California droughts: State approves $500 per day fines for those who waste water

Excessive garden sprinkling, hosing down driveways or using drinking water in ornamental fountains will be punished

Los Angeles

Legislators in California have voted to impose fines of up to $500 per day on people who conspicuously waste water during the state’s worst drought in decades. The State Water Resources Control Board on Tuesday approved the emergency conservation measures, which are expected to come into effect in California’s cities from 1 August.

The new rules allow local agencies to fine people who are caught unnecessarily wasting water with excessive garden sprinkling, hosing down their driveways or using drinking water in ornamental fountains. Board officials said they hoped the measures would make Californians more aware of the dramatic dry spell. The entire state is said to be experiencing “severe drought”, with 80 per cent currently suffering “exceptional drought”.

Some California cities have already imposed mandatory water use restrictions, including Los Angeles, which has limited residents’ lawn watering to three days per week since 2009. Yet in most of the state, water conservation remains voluntary.

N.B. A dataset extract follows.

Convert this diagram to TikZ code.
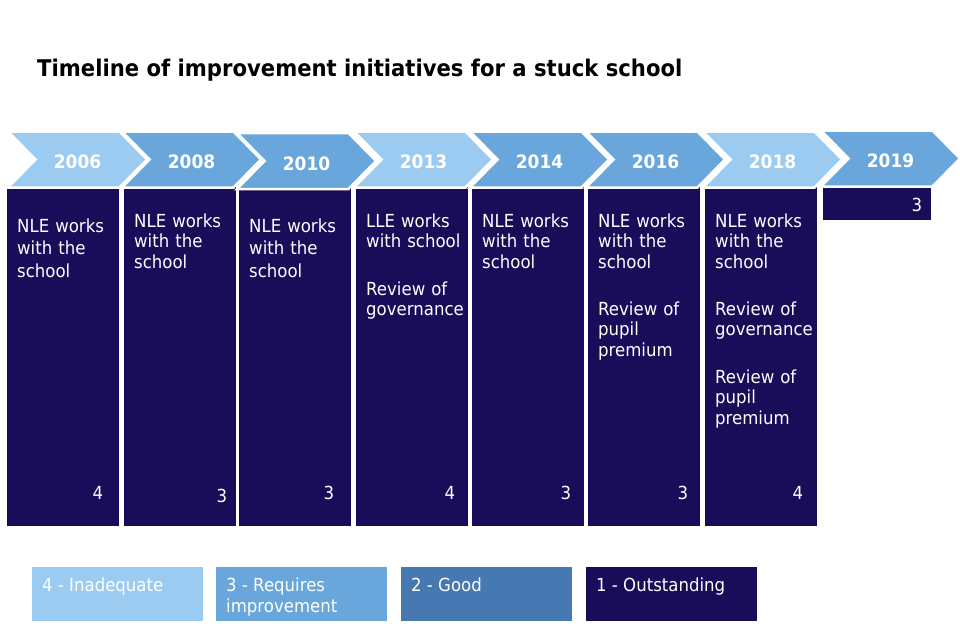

In January, Governor Jerry Brown urged Californians to cut their water use by 20 per cent, but a recent survey showed that the state’s urban water use in May was in fact one per cent more than the average for the month over the past three years. Though much of the state had cut down, the rise was accounted for in large part by an eight per cent increase in water use in coastal Southern California.

In a report released this week, scientists from the University of California, Davis said the drought could cause the state’s vast agricultural industry to lose $1bn in revenue and 17,000 seasonal and part-time jobs in 2013.

Speaking to the Associated Press before the vote on the emergency measures, Water Resources Control Board chairwoman Felicia Marcus said: “Not everybody in California understands how bad this drought is, and how bad it could be… There are communities in danger of running out of water all over the state.”